Discrete BP Polar Decoder Using Information Bottleneck Method

Polar code is one of the channel codes and is used in the 5th generation of mobile communication system (5G). This encoding scheme is based on the operation of channel polarization, and it is possible to achieve the capacity of arbitrary binary-input symmetric discrete memoryless channels. Compared with Turbo codes and LDPC (Low-Density Parity-Check) codes, the implementation of the encoder and decoder is easier. BP (Belief Propagation) decoding, one of the decoding methods of the polar codes, can be performed at high speed because it can decode in parallel. However, the disadvantages of the BP decoding are the hardware and computational complexities. The technique of quantization can be used to reduce complexities of hardware and calculation. One of the quantization methods is the information bottleneck method, which allows an observation variable to compressed one while trying to preserve the mutual information shared with a relevant variable.

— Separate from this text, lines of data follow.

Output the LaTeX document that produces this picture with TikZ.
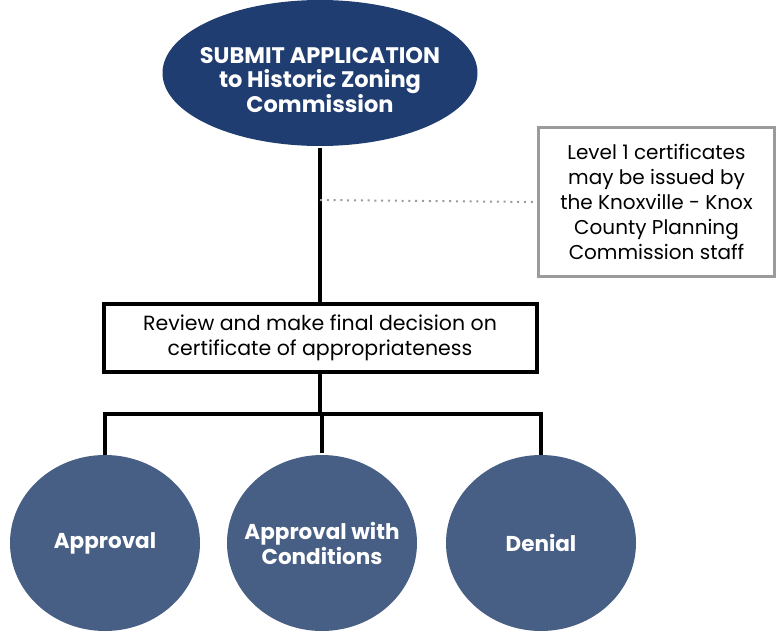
\documentclass[tikz,border=0pt]{standalone}
\usepackage{fontspec}
\setmainfont{Poppins}
\usepackage{tikz}
\usetikzlibrary{shapes.geometric}
\definecolor{navy}{RGB}{31,61,112}
\definecolor{slate}{RGB}{72,95,133}
\definecolor{boxgray}{RGB}{155,155,155}
\begin{document}
\begin{tikzpicture}[x=1pt,y=-1pt,line width=3.8pt,every node/.style={align=center,inner sep=0pt},
  oval/.style={ellipse,fill=#1,minimum width=190pt,minimum height=176pt},
  wtxt/.style={text=white,font=\bfseries\fontsize{21.5}{25}\selectfont},
  txt/.style={font=\fontsize{20}{25}\selectfont}]
\useasboundingbox (0,0) rectangle (776,634);
\node[oval=navy,minimum width=315pt,minimum height=146pt] (sub) at (320,73) {};
\node[wtxt,font=\bfseries\fontsize{22.5}{24}\selectfont] (subt) at (320,80) {SUBMIT APPLICATION\\to Historic Zoning\\Commission};
\node[draw=boxgray,line width=3.5pt,txt,minimum width=236pt,minimum height=149pt] (lvl) at (656.5,202) {Level 1 certificates\\may be issued by\\the Knoxville - Knox\\County Planning\\Commission staff};
\node[draw,line width=4pt,txt,font=\fontsize{20.5}{25}\selectfont,minimum width=433pt,minimum height=68pt] (rev) at (320,337.5) {Review and make final decision on\\certificate of appropriateness};
\node[oval=slate] (a) at (105,543) {};\node[wtxt] (at) at (a) {Approval};
\node[oval=slate] (b) at (322,543) {};\node[wtxt] (bt) at (b) {Approval with\\Conditions};
\node[oval=slate] (c) at (541,543) {};\node[wtxt] (ct) at (c) {Denial};
\coordinate (d) at (320,200);\coordinate (j) at (320,414);
\draw (sub.south) -- (rev.north);
\draw[boxgray,line width=2pt,dash pattern=on 2pt off 4.8pt] (d) -- (lvl.west);
\draw (rev.south) -- (j);
\draw[line cap=rect] (a.north) |- (j) -| (c.north);
\draw (j) -| (b.north);
\end{tikzpicture}
\end{document}
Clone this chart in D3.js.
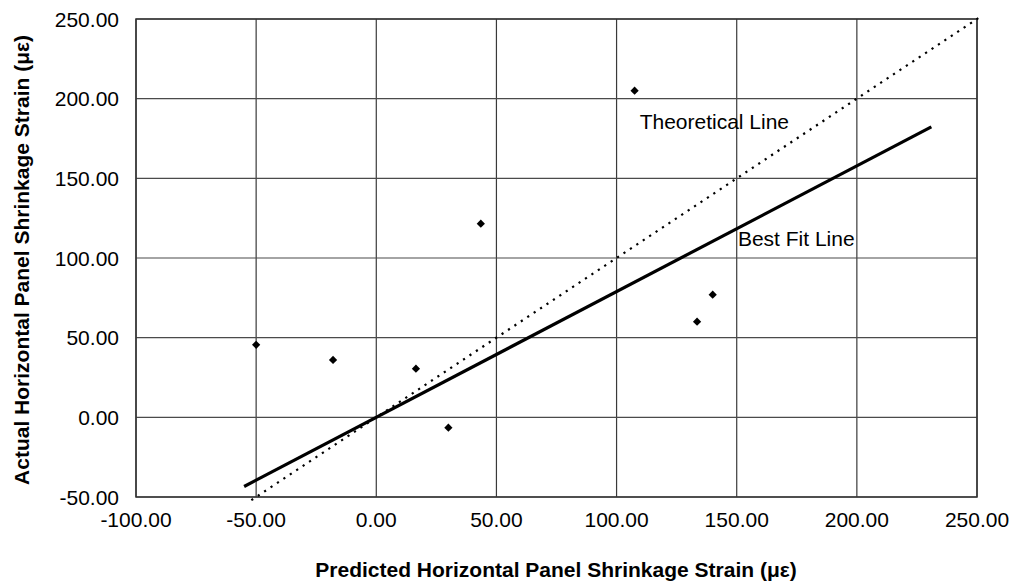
<!DOCTYPE html>
<html>
<head>
<meta charset="utf-8">
<script src="https://cdn.jsdelivr.net/npm/d3@7"></script>
<style>
  body { margin: 0; background: #fff; }
  svg { display: block; }
  text { font-family: "Liberation Sans", Arial, sans-serif; fill: #000; }
</style>
</head>
<body>
<svg id="chart" width="1015" height="587"></svg>
<script>
// measured points (predicted, actual)
let predicted = [-50, -18, 16.5, 30, 43.5, 107.5, 133.5, 140];
let actual    = [45.5, 36, 30.5, -6.5, 121.5, 205, 60, 77];

// best fit line end points and the 1:1 theoretical line
let bestFitX = [-55, 231];
let bestFitY = [-43.4, 182.3];
let theoryX  = [-52, 252];
let theoryY  = [-52, 252];

let xTicks = [-100, -50, 0, 50, 100, 150, 200, 250];
let yTicks = [-50, 0, 50, 100, 150, 200, 250];

let labels = [
    {text: "Theoretical Line", x: 109.6, y: 180.8},
    {text: "Best Fit Line", x: 150.5, y: 107.7}
];

let margin = {top: 19, right: 38, bottom: 90, left: 136};
let width = 1015, height = 587;

let svg = d3.select("#chart");

let x = d3.scaleLinear().domain([-100, 250]).range([margin.left, width - margin.right]);
let y = d3.scaleLinear().domain([-50, 250]).range([height - margin.bottom, margin.top]);
// plain hyphen for negatives, like the original
let fmt = d => d3.format(".2f")(d).replace("\u2212", "-");

// grid
svg.append("g").selectAll("line").data(xTicks).enter().append("line")
    .attr("x1", d => x(d)).attr("x2", d => x(d))
    .attr("y1", y(-50)).attr("y2", y(250))
    .attr("stroke", "#3a3a3a").attr("stroke-width", 1.2);

svg.append("g").selectAll("line").data(yTicks).enter().append("line")
    .attr("x1", x(-100)).attr("x2", x(250))
    .attr("y1", d => y(d)).attr("y2", d => y(d))
    .attr("stroke", "#4a4a4a").attr("stroke-width", 1.2);

// frame
svg.append("rect")
    .attr("x", x(-100)).attr("y", y(250))
    .attr("width", x(250) - x(-100)).attr("height", y(-50) - y(250))
    .attr("fill", "none").attr("stroke", "#333").attr("stroke-width", 1.5);

// tick labels
svg.append("g").selectAll("text").data(xTicks).enter().append("text")
    .attr("x", d => x(d)).attr("y", y(-50) + 30)
    .attr("text-anchor", "middle").style("font-size", "21px")
    .text(d => fmt(d));

svg.append("g").selectAll("text").data(yTicks).enter().append("text")
    .attr("x", x(-100) - 17).attr("y", d => y(d))
    .attr("dy", "0.36em")
    .attr("text-anchor", "end").style("font-size", "21px")
    .text(d => fmt(d));

// lines
let line = d3.line().x(d => x(d[0])).y(d => y(d[1]));

svg.append("path")
    .datum(d3.zip(theoryX, theoryY))
    .attr("d", line)
    .attr("fill", "none").attr("stroke", "#000")
    .attr("stroke-width", 2.2).attr("stroke-dasharray", "2.2,5.5");

svg.append("path")
    .datum(d3.zip(bestFitX, bestFitY))
    .attr("d", line)
    .attr("fill", "none").attr("stroke", "#000").attr("stroke-width", 3.2);

// points (square turned 45 degrees)
svg.append("g").selectAll("path").data(d3.zip(predicted, actual)).enter().append("path")
    .attr("d", d3.symbol().type(d3.symbolSquare).size(34))
    .attr("transform", d => "translate(" + x(d[0]) + "," + y(d[1]) + ") rotate(45)")
    .attr("fill", "#000");

// annotations
svg.append("g").selectAll("text").data(labels).enter().append("text")
    .attr("x", d => x(d.x)).attr("y", d => y(d.y))
    .style("font-size", "21px")
    .text(d => d.text);

// axis titles
svg.append("text")
    .attr("x", 556).attr("y", 577)
    .attr("text-anchor", "middle")
    .style("font-size", "21px").style("font-weight", "bold")
    .text("Predicted Horizontal Panel Shrinkage Strain (\u03bc\u03b5)");

svg.append("text")
    .attr("transform", "translate(29," + ((y(-50) + y(250)) / 2 + 2) + ") rotate(-90)")
    .attr("text-anchor", "middle")
    .style("font-size", "21px").style("font-weight", "bold")
    .text("Actual Horizontal Panel Shrinkage Strain (\u03bc\u03b5)");
</script>
</body>
</html>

As a novel approach, the information bottleneck method is used in the design of quantizers for the BP decoding of LDPC codes. In this paper, we propose a discrete BP polar decoder that can use only unsigned integers in the decoding process by using the information bottleneck method. Thus, we can replace complex calculations of BP decoding with simple lookup tables. We also investigate the minimum bit width for quantization with negligible degradation and the suboptimal Eb/N0 for designing lookup tables, where Eb and N0 denote energy per bit and noise power density, respectively. The simulation results show that the proposed method can achieve almost the same error correcting capability compared with the BP decoding without compression in the range of low Eb/N0. Besides, we show that the proposed decoder can compress both channel outputs and BP messages with small loss compared with the uniform quantization decoder.